All cards on the table

Now that the Chinese have been reeled into the stewardship of Enemalta, we demand full transparency on this deal.

Cartoon by Mark Scicluna
Cartoon by Mark Scicluna

News that the government has signed a memorandum of understanding with China to buy a minority shareholding in Malta's only energy provider has understandably been met with scepticism and concern.

Some of this concern may be justified, some may not, but at a glance the initiative as a whole does seem to be shrouded in excessive mystery, given the sensitivity of the implications.

Besides, the deal in itself has also exposed a deep-seated malaise afflicting Malta's political establishment as a whole. The fact that it had to be a socialist government to enter into this agreement may appear logical, given the close ties forged with China by the late Dom Mintoff in the 1970s. But much has changed since those times, not least, the political alignment of China itself in its dealings with the rest of the world.

The Asian superpower may well espouse communism as its official modus operandi, but the country has also undeniably transformed into a fiercely consumerist society with a keen appetite for foreign goods: a far cry from the protectionist empire of Mintoff's time, as conceived by Chairman Mao.

Above all, China is known to be eyeing Europe's energy sector as a potential market for its own exports. It therefore remains to be seen whether the acquisition of a stake in Enemalta represents a first step towards a larger presence in the European energy market.

From this perspective, Malta looks from the outside to be toying with a possible change of its internal energy strategy - from a jealously guarded State-controlled monopoly to a gradual release of control by the State in favour of private, multinational ownership.

Nothing particularly wrong with the model in itself: it is in fact how the rest of Europe's energy sectors tend to be administered. But there are well-known geographical constraints that have to be taken into account, constraints which have allowed Malta to successfully defend a State energy monopoly that would otherwise run counter to the free market economy model favoured by the EU.

Hence the paradox: as things have turned out, it is now the socialist government led by Joseph Muscat that is taking steps, however cautious, to dismantle this same State energy monopoly. And it is the traditionally centre-right Nationalist Party that openly questions the wisdom of 'privatising essential services', having apparently forgotten its own efforts in much the same direction carried out only a few years ago.

After all, it was a Nationalist government that privatised the distribution of LPG gas in Malta, among other services which can realistically be described as 'essential'. It was also the PN which privatised the airport - including the runway, an all-important strategic asset which is now in a private company's hands.

Likewise Labour vehemently complained in the past each time the Nationalist administration resorted to 'selling the family silver' to meet its financial requirements.

But the malaise runs deeper than a mere case of political schizophrenia. Throughout Malta's on-and-off love affair with privatisation, the justification (if any were needed) for each individual sale of a national asset has always been overshadowed by forces outside any government's immediate control: namely, government debt.
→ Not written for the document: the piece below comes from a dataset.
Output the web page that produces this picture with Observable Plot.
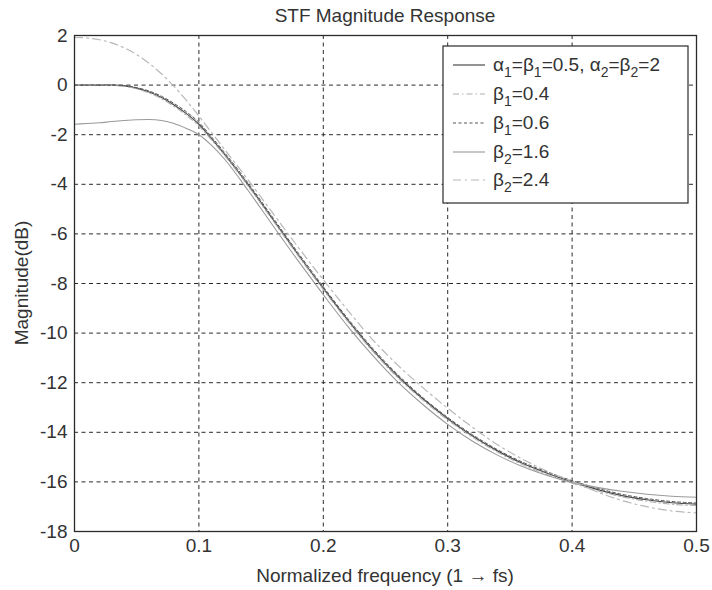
<!DOCTYPE html>
<html>
<head>
<meta charset="utf-8">
<script src="https://cdn.jsdelivr.net/npm/d3@7"></script>
<script src="https://cdn.jsdelivr.net/npm/@observablehq/plot@0.6"></script>
<style>
  html, body { margin: 0; padding: 0; background: #fff; }
  #chart svg { display: block; font-family: "Liberation Sans", Arial, sans-serif; }
</style>
</head>
<body>
<div id="chart"></div>
<script>
// Normalized frequency samples (cycles per sample, 0 .. fs/2)
const freq = [0, 0.01, 0.02, 0.03, 0.04, 0.05, 0.06, 0.07, 0.08, 0.09, 0.10, 0.11, 0.12,
  0.14, 0.16, 0.18, 0.20, 0.22, 0.24, 0.26, 0.28, 0.30, 0.32, 0.34, 0.36, 0.38,
  0.40, 0.42, 0.44, 0.46, 0.48, 0.50];

// STF magnitude (dB) for each coefficient set
const magNominal = [0, 0, 0, 0, -0.03, -0.12, -0.28, -0.5, -0.8, -1.15, -1.58, -2.15, -2.75,
  -4.05, -5.45, -6.85, -8.2, -9.5, -10.7, -11.75, -12.65, -13.45, -14.15, -14.75, -15.25, -15.65,
  -16.0, -16.3, -16.55, -16.72, -16.84, -16.9];
const magBeta1_04 = [0, 0, 0, -0.01, -0.05, -0.15, -0.32, -0.55, -0.86, -1.22, -1.65, -2.2, -2.8,
  -4.1, -5.5, -6.9, -8.25, -9.55, -10.75, -11.8, -12.7, -13.5, -14.2, -14.8, -15.3, -15.7,
  -16.05, -16.35, -16.6, -16.78, -16.9, -16.95];
const magBeta1_06 = [0, 0, 0, 0, -0.02, -0.1, -0.24, -0.45, -0.74, -1.08, -1.5, -2.08, -2.68,
  -3.98, -5.38, -6.78, -8.13, -9.43, -10.63, -11.68, -12.6, -13.4, -14.1, -14.7, -15.2, -15.6,
  -15.95, -16.25, -16.5, -16.67, -16.79, -16.85];
const magBeta2_16 = [-1.58, -1.55, -1.52, -1.47, -1.43, -1.4, -1.39, -1.43, -1.55, -1.75, -2.0, -2.42, -2.95,
  -4.28, -5.7, -7.1, -8.45, -9.75, -10.92, -11.98, -12.88, -13.68, -14.36, -14.92, -15.38, -15.74,
  -16.02, -16.22, -16.38, -16.5, -16.58, -16.62];
const magBeta2_24 = [1.92, 1.9, 1.83, 1.7, 1.5, 1.23, 0.88, 0.45, -0.05, -0.62, -1.25, -1.9, -2.55,
  -3.85, -5.2, -6.55, -7.85, -9.1, -10.28, -11.3, -12.2, -13.03, -13.8, -14.5, -15.08, -15.57,
  -15.98, -16.4, -16.75, -17.0, -17.17, -17.25];

const xTicks = [0, 0.1, 0.2, 0.3, 0.4, 0.5];
const yTicks = [2, 0, -2, -4, -6, -8, -10, -12, -14, -16, -18];

// Line style per series: [key, values, stroke, dasharray, width]
const seriesStyles = [
  ["nominal", magNominal, "#4a4a4a", null, 1.2],
  ["b1_04", magBeta1_04, "#b0b0b0", "6,3,1.5,3", 1.1],
  ["b1_06", magBeta1_06, "#555555", "3,2.5", 1.0],
  ["b2_16", magBeta2_16, "#9a9a9a", null, 1.1],
  ["b2_24", magBeta2_24, "#b8b8b8", "8,4,2,4", 1.2]
];

const W = 712, H = 590;
const mL = 74, mR = 16, mT = 35, mB = 59;
const FS = 19;
const minusFmt = d => d < 0 ? "-" + Math.abs(d) : String(d);

const marks = [
  Plot.gridX(xTicks, {stroke: "#2a2a2a", strokeOpacity: 1, strokeDasharray: "4,3.5", strokeWidth: 1}),
  Plot.gridY(yTicks, {stroke: "#2a2a2a", strokeOpacity: 1, strokeDasharray: "4,3.5", strokeWidth: 1}),
  Plot.axisX(xTicks, {tickSize: 0, tickPadding: 7, fontSize: FS, label: null, tickFormat: d => String(d)}),
  Plot.axisY(yTicks, {tickSize: 0, tickPadding: 7, fontSize: FS, label: null, tickFormat: minusFmt})
];
for (const [key, vals, stroke, dash, sw] of seriesStyles) {
  const rows = freq.map((f, i) => ({f, m: vals[i]}));
  marks.push(Plot.line(rows, {x: "f", y: "m", stroke, strokeWidth: sw,
    strokeDasharray: dash ?? undefined, curve: "monotone-x"}));
}
marks.push(Plot.frame({stroke: "#2a2a2a", strokeWidth: 1.3}));

const plot = Plot.plot({
  width: W, height: H,
  marginLeft: mL, marginRight: mR, marginTop: mT, marginBottom: mB,
  style: {fontFamily: "Liberation Sans, Arial, sans-serif", color: "#333", background: "#fff"},
  x: {domain: [0, 0.5]},
  y: {domain: [-18, 2]},
  marks
});

const svg = d3.select(plot);
const cx = (mL + (W - mR)) / 2;
const cy = (mT + (H - mB)) / 2;

svg.append("text").attr("x", cx).attr("y", 22).attr("text-anchor", "middle")
  .attr("font-size", FS).attr("fill", "#333").text("STF Magnitude Response");
svg.append("text").attr("x", cx).attr("y", 582).attr("text-anchor", "middle")
  .attr("font-size", FS).attr("fill", "#333").text("Normalized frequency (1 \u2192 fs)");
svg.append("text").attr("transform", `translate(28,${cy}) rotate(-90)`).attr("text-anchor", "middle")
  .attr("font-size", FS).attr("fill", "#333").text("Magnitude(dB)");

// Legend box (upper right, inside the axes)
const lg = svg.append("g").attr("text-anchor", "start");
lg.append("rect").attr("x", 443).attr("y", 46).attr("width", 245).attr("height", 157)
  .attr("fill", "#fff").attr("stroke", "#2a2a2a").attr("stroke-width", 1.2);

const legendRows = [
  [["α", "1"], "=", ["β", "1"], "=0.5, ", ["α", "2"], "=", ["β", "2"], "=2"],
  [["β", "1"], "=0.4"],
  [["β", "1"], "=0.6"],
  [["β", "2"], "=1.6"],
  [["β", "2"], "=2.4"]
];
const rowY = [65, 94, 123, 152, 180];
legendRows.forEach((parts, i) => {
  const [, , stroke, dash, sw] = seriesStyles[i];
  const y = rowY[i];
  lg.append("line").attr("x1", 453).attr("x2", 485).attr("y1", y).attr("y2", y)
    .attr("stroke", stroke).attr("stroke-width", sw)
    .attr("stroke-dasharray", dash);
  const t = lg.append("text").attr("x", 493).attr("y", y + 6)
    .attr("font-size", FS).attr("fill", "#333").attr("text-anchor", "start");
  let shift = 0; // pending baseline change carried into the next tspan
  for (const p of parts) {
    if (Array.isArray(p)) {
      t.append("tspan").attr("dy", shift).text(p[0]);
      t.append("tspan").attr("dy", 6).attr("font-size", 14).text(p[1]);
      shift = -6;
    } else {
      t.append("tspan").attr("dy", shift).text(p);
      shift = 0;
    }
  }
});

document.getElementById("chart").append(plot);
</script>
</body>
</html>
The same consideration raises particular concerns over the memorandum of understanding with China. It is an open secret that Enemalta has incurred a debt of over €800 million, and that this same debt lies at the heart of the constant threat of infringement procedures imposed by the EU.

From this angle, one might be tempted to argue that any deal, with any country, that can alleviate this apparently irresolvable financial burden should be welcomed with open arms. But there is a danger to that argument. Taken to its logical conclusion, it undermines Malta's energy sovereignty and places the country directly at the mercy of foreign aid for its very survival.

Then as now, there may even be foreign policy implications to a deal with China (or other international partners, if it ever comes to that). When a country finds itself over-reliant on foreign investment to meet its most basic needs, it runs the risk of losing sovereignty over its pronouncements on the international stage. Will Malta be able to speak freely on such issues as Tibet or Taiwan, with an as-yet-undetermined stake in its only energy company owned by China?

Ultimately, however, the reason why this deal has been met with justifiable concern is that we have simply been given too few details to form a reasoned opinion. Considering that an agreement of such sensitivity has already been signed on the dotted line, it is simply inconceivable that the details are being withheld from the Maltese taxpayer, who remains the most important stakeholder in all such decisions.

It is incumbent on the administration to be fully transparent regarding any commitments undertaken in this sector - especially when one considers that any deal signed today will bind not only the present government, but future ones too.

One therefore expects the MoU to be tabled in Parliament no sooner than the House reconvenes at the end of this month.